Which Port Is Standard for Ping?

By Stephen Byron Cooper

Ping is a simple but widely used utility for testing network performance. Every networking professional knows about ping and uses it regularly. Networking connections need the source and destination address of the two computers in the connection and also the source and destination application address. The application address is called a port number. As ping is a networking application, it requires a port number to perform its task. The surprising answer is that ping does not have a port number. To understand why, it is necessary to understand how different networking protocols operate.

TCP/IP Stack

Ping is an application within the TCP/IP protocol stack. All Internet communications use TCP/IP, which stands for Transmission Control Protocol/Internet Protocol. The name of the stack includes the names of its two most important element: the Transmission Control Protocol and the Internet Protocol. The Transmission Control Protocol is a Transport Layer protocol.

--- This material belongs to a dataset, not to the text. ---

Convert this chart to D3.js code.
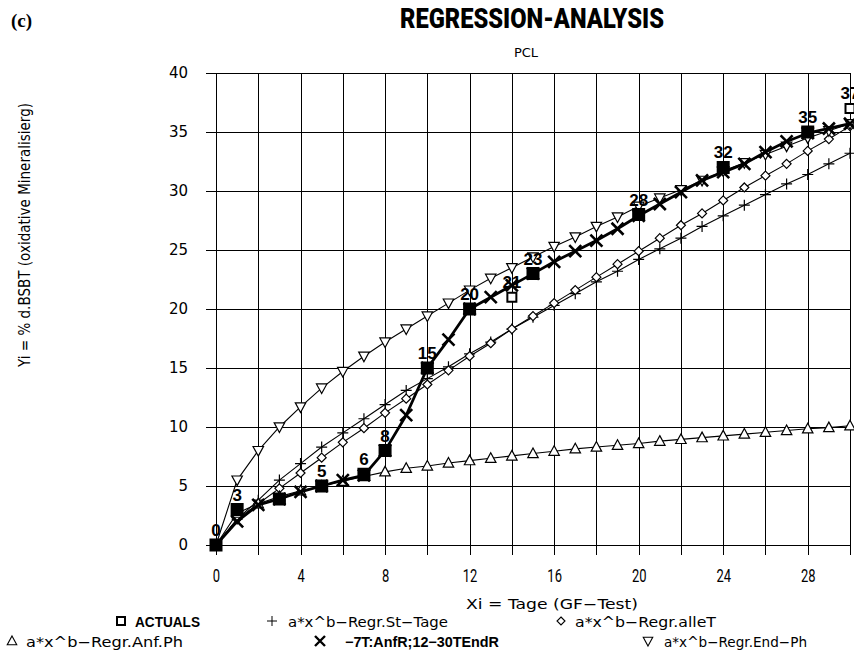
<!DOCTYPE html>
<meta charset="utf-8">
<style>
 body { margin: 0; background: white; }
 text { font-family: "DejaVu Sans", sans-serif; fill: black; }
 .grid line { stroke: #000; stroke-width: 1; shape-rendering: crispEdges; }
 .thin { fill: none; stroke: #000; stroke-width: 1.1; }
 .bold { fill: none; stroke: #000; stroke-width: 2.8; stroke-linejoin: round; }
 .mk { fill: white; stroke: #000; stroke-width: 1.2; }
 .lbl { font-family: "Liberation Sans", Arial, sans-serif; font-weight: bold; font-size: 17px; }
</style>
<svg id="chart" width="854" height="655"></svg>
<script src="https://cdn.jsdelivr.net/npm/d3@7"></script>
<script>

 // days 0..30 of the GF test
 var days = [0,1,2,3,4,5,6,7,8,9,10,11,12,13,14,15,16,17,18,19,20,21,22,23,24,25,26,27,28,29,30];

 // measured values
 var actualDays   = [0, 1, 3,   5, 7, 8, 10, 12, 14, 15, 20, 24, 28, 30];
 var actualValues = [0, 3, 3.9, 5, 6, 8, 15, 20, 21, 23, 28, 32, 35, 37];
 var actualLabels = ["0","3","","5","6","8","15","20","21","23","28","32","35","37"];
 var openDays = [14, 30];

 // regression curves, one value per day
 var stTage = [0, 2.2, 3.8, 5.5, 6.9, 8.3, 9.5, 10.7, 11.9, 13.1, 14.1, 15.1, 16.2, 17.2, 18.3, 19.3,
               20.3, 21.3, 22.3, 23.2, 24.2, 25.1, 26.0, 27.0, 27.9, 28.8, 29.7, 30.6, 31.4, 32.3, 33.2];
 var alleT  = [0, 2.2, 3.5, 4.8, 6.1, 7.4, 8.7, 9.9, 11.2, 12.4, 13.6, 14.8, 16.0, 17.1, 18.3, 19.4,
               20.5, 21.6, 22.7, 23.8, 24.9, 26.0, 27.1, 28.1, 29.2, 30.3, 31.3, 32.3, 33.4, 34.4, 35.5];
 var anfPh  = [0, 2.7, 3.5, 4.1, 4.6, 5.0, 5.4, 5.8, 6.2, 6.5, 6.7, 6.95, 7.15, 7.35, 7.55, 7.75,
               7.95, 8.15, 8.3, 8.45, 8.6, 8.8, 8.95, 9.1, 9.25, 9.4, 9.55, 9.7, 9.85, 9.95, 10.1];
 var endPh  = [0, 5.5, 8.0, 10.0, 11.7, 13.3, 14.7, 16.0, 17.2, 18.3, 19.4, 20.5, 21.6, 22.6, 23.5, 24.4,
               25.3, 26.1, 27.0, 27.8, 28.7, 29.4, 30.1, 30.9, 31.7, 32.4, 33.1, 33.8, 34.5, 35.1, 35.7];
 var combo  = [0, 2.0, 3.4, 3.9, 4.5, 5.0, 5.5, 5.9, 8.0, 11.0, 15.0, 17.4, 20.0, 21.0, 22.0, 23.0,
               24.0, 24.9, 25.8, 26.8, 27.9, 28.9, 29.9, 30.9, 31.6, 32.3, 33.3, 34.2, 34.9, 35.3, 35.7];

 var xGridTicks = [0,2,4,6,8,10,12,14,16,18,20,22,24,26,28,30];
 var yTicks = [0,5,10,15,20,25,30,35,40];

 var legendNames = ["ACTUALS", "a*x^b\u2212Regr.St\u2212Tage", "a*x^b\u2212Regr.alleT",
                    "a*x^b\u2212Regr.Anf.Ph", "\u22127T:AnfR;12\u221230TEndR", "a*x^b\u2212Regr.End\u2212Ph"];

 var plotLeft = 216, plotRight = 850, plotTop = 73, plotBottom = 545;

 var svg = d3.select("#chart");
 var x = d3.scaleLinear().domain([0, 30]).range([plotLeft, plotRight]);
 var y = d3.scaleLinear().domain([0, 40]).range([plotBottom, plotTop]);

 function shape(type, r)
 {
     if (type == "square") return "M" + (-r) + "," + (-r) + "h" + 2*r + "v" + 2*r + "h" + (-2*r) + "Z";
     if (type == "plus") return "M" + (-r) + ",0H" + r + "M0," + (-r) + "V" + r;
     if (type == "diamond") return "M0," + (-r) + "L" + r + ",0L0," + r + "L" + (-r) + ",0Z";
     if (type == "up") return "M0," + (-r) + "L" + (r*0.95) + "," + (r*0.75) + "L" + (-r*0.95) + "," + (r*0.75) + "Z";
     if (type == "down") return "M0," + r + "L" + (r*0.95) + "," + (-r*0.75) + "L" + (-r*0.95) + "," + (-r*0.75) + "Z";
     if (type == "cross") return "M" + (-r) + "," + (-r) + "L" + r + "," + r + "M" + r + "," + (-r) + "L" + (-r) + "," + r;
 }

 // text
 svg.append("text").attr("x", 11).attr("y", 27)
    .style("font-family", "'Liberation Serif', serif").style("font-weight", "bold").style("font-size", "19px")
    .text("(c)");

 svg.append("text").attr("x", 400).attr("y", 28)
    .style("font-family", "Roboto, sans-serif").style("font-weight", "900").style("font-size", "28px")
    .attr("textLength", 264).attr("lengthAdjust", "spacingAndGlyphs")
    .text("REGRESSION-ANALYSIS");

 svg.append("text").attr("x", 526).attr("y", 57).attr("text-anchor", "middle")
    .style("font-size", "13px").text("PCL");

 svg.append("text").attr("transform", "translate(30,235) rotate(-90)").attr("text-anchor", "middle")
    .style("font-size", "15px").attr("textLength", 264).attr("lengthAdjust", "spacingAndGlyphs")
    .text("Yi = % d.BSBT (oxidative Mineralisierg)");

 svg.append("text").attr("x", 466).attr("y", 609)
    .style("font-size", "14px").attr("textLength", 172).attr("lengthAdjust", "spacingAndGlyphs")
    .text("Xi = Tage (GF\u2212Test)");

 // grid + axes
 var gy = svg.append("g").attr("class", "grid").attr("transform", "translate(" + plotLeft + ",0)")
             .call(d3.axisLeft(y).tickValues(yTicks).tickSize(-(plotRight - plotLeft)).tickSizeOuter(0).tickPadding(28));
 gy.selectAll(".tick line").attr("x1", -10);
 gy.selectAll(".tick text").style("font-size", "15px").style("font-family", "'DejaVu Sans', sans-serif");

 var gx = svg.append("g").attr("class", "grid").attr("transform", "translate(0," + plotBottom + ")")
             .call(d3.axisBottom(x).tickValues(xGridTicks).tickSize(-(plotBottom - plotTop)).tickSizeOuter(0).tickPadding(25)
                   .tickFormat(function(d) { return (d % 4 == 0 && d < 30) ? d : ""; }));
 gx.selectAll(".tick line").attr("y1", 10);
 gx.selectAll(".tick text").style("font-size", "18px").style("font-family", "Roboto, sans-serif")
   .attr("y", 24).attr("transform", "scale(0.72,1)");
 svg.selectAll(".grid .domain").remove();

 // curves
 var series = [
     { vals: stTage, mark: "plus",    r: 5.5 },
     { vals: alleT,  mark: "diamond", r: 4.5 },
     { vals: anfPh,  mark: "up",      r: 5.5 },
     { vals: endPh,  mark: "down",    r: 5.5 }
 ];

 var line = d3.line().x(function(d) { return x(d[0]); }).y(function(d) { return y(d[1]); });

 series.forEach(function(s) {
     var pts = days.map(function(d, i) { return [d, s.vals[i]]; });
     svg.append("path").attr("class", "thin").attr("d", line(pts));
     svg.append("g").selectAll("path").data(pts.slice(1)).enter().append("path")
        .attr("class", "mk").style("fill", s.mark == "plus" ? "none" : "white")
        .attr("transform", function(d) { return "translate(" + x(d[0]) + "," + y(d[1]) + ")"; })
        .attr("d", shape(s.mark, s.r));
 });

 var comboPts = days.map(function(d, i) { return [d, combo[i]]; });
 svg.append("path").attr("class", "bold").attr("d", line(comboPts));
 svg.append("g").selectAll("path").data(comboPts.slice(1)).enter().append("path")
    .attr("transform", function(d) { return "translate(" + x(d[0]) + "," + y(d[1]) + ")"; })
    .attr("d", shape("cross", 6)).style("fill", "none").style("stroke", "#000").style("stroke-width", 2.6);

 var actualPts = actualDays.map(function(d, i) { return [d, actualValues[i], actualLabels[i]]; });
 svg.append("g").selectAll("path").data(actualPts).enter().append("path")
    .attr("transform", function(d) { return "translate(" + x(d[0]) + "," + y(d[1]) + ")"; })
    .attr("d", function(d) { return openDays.indexOf(d[0]) >= 0 ? shape("square", 4.5) : shape("square", 5.5); })
    .style("fill", function(d) { return openDays.indexOf(d[0]) >= 0 ? "white" : "#000"; })
    .style("stroke", "#000").style("stroke-width", 2);

 svg.append("g").selectAll("text").data(actualPts).enter().append("text").attr("class", "lbl")
    .attr("x", function(d) { return x(d[0]); })
    .attr("y", function(d) { return y(d[1]) - 9; })
    .attr("text-anchor", "middle")
    .text(function(d) { return d[2]; });

 // legend
 var legendPos = [
     { mx: 121, tx: 135, w: 65,  y: 622, mark: "square",  r: 4,   sw: 2,   bold: true },
     { mx: 272, tx: 288, w: 160, y: 622, mark: "plus",    r: 5,   sw: 1,   bold: false },
     { mx: 561, tx: 575, w: 141, y: 622, mark: "diamond", r: 4,   sw: 1.1, bold: false },
     { mx: 12,  tx: 26,  w: 157, y: 642, mark: "up",      r: 5,   sw: 1.1, bold: false },
     { mx: 320, tx: 345, w: 154, y: 642, mark: "cross",   r: 5,   sw: 2.4, bold: true },
     { mx: 648, tx: 664, w: 143, y: 642, mark: "down",    r: 5,   sw: 1.1, bold: false }
 ];
 var leg = svg.append("g").selectAll("g").data(legendPos).enter().append("g");
 leg.append("path")
    .attr("transform", function(d) { return "translate(" + d.mx + "," + (d.y - 1) + ")"; })
    .attr("d", function(d) { return shape(d.mark, d.r); })
    .style("fill", "none").style("stroke", "#000").style("stroke-width", function(d) { return d.sw; });
 leg.append("text")
    .attr("x", function(d) { return d.tx; }).attr("y", function(d) { return d.y + 5; })
    .attr("textLength", function(d) { return d.w; }).attr("lengthAdjust", "spacingAndGlyphs")
    .style("font-size", "14px")
    .style("font-weight", function(d) { return d.bold ? "bold" : "normal"; })
    .style("font-family", function(d) { return d.bold ? "'Liberation Sans', Arial, sans-serif" : "'DejaVu Sans', sans-serif"; })
    .text(function(d, i) { return legendNames[i]; });

</script>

TCP/IP groups protocols together by characteristics and represents these groups as layers in a stack. The Transport Layer is just beneath the Application Layer. Below the Transport Layer is the Internet Layer, where the Internet Protocol is found, and below that is the Network Access Layer.


Each layer in the stack in the sending computer talks to its equivalent layer in the stack in the receiving computer. So the transport protocol in the sending computer communicates with the transport protocol in the receiving computer and the Internet protocol in the sending computer talks to the Internet protocol in the receiving protocol. Transport layer protocol use port numbers to identify themselves and their correspondent. The transport layer protocol forms a segment of data into a packet, which contains its header on the front of the data containing the source and destination address of the applications involved in the communication. These addresses are called ports. The transport layer protocol passes the packet to the Internet Layer for transmission. The Internet Layer puts its own header on the front of the packet, which includes the source and destination address of the computers involved in the connection. These addresses are called IP addresses after the Internet Protocol.


A port is defined as a transport protocol plus a port number. The Transmission Control Protocol is one of the transport protocols of TCP/IP, the other is the User Datagram Protocol. These are known as TCP and UDP and they each have their own set of ports, so UDP port 123 is not the same as TCP port 123.


The Internet Protocol has no mechanism for reporting back errors in transmission and so this function is performed by the Internet Control Message Protocol. Ping uses the functions of this protocol to get back a packet reporting on the status of a transmission and analyzes the speed of its return. ICMP is an Internet Layer protocol. It operates at a lower level than the layer that deals with ports. Ping cannot use port numbers because it operates at a level where port numbers are irrelevant. It is not concerned with passing data from one application to another over the network, only from one computer to another.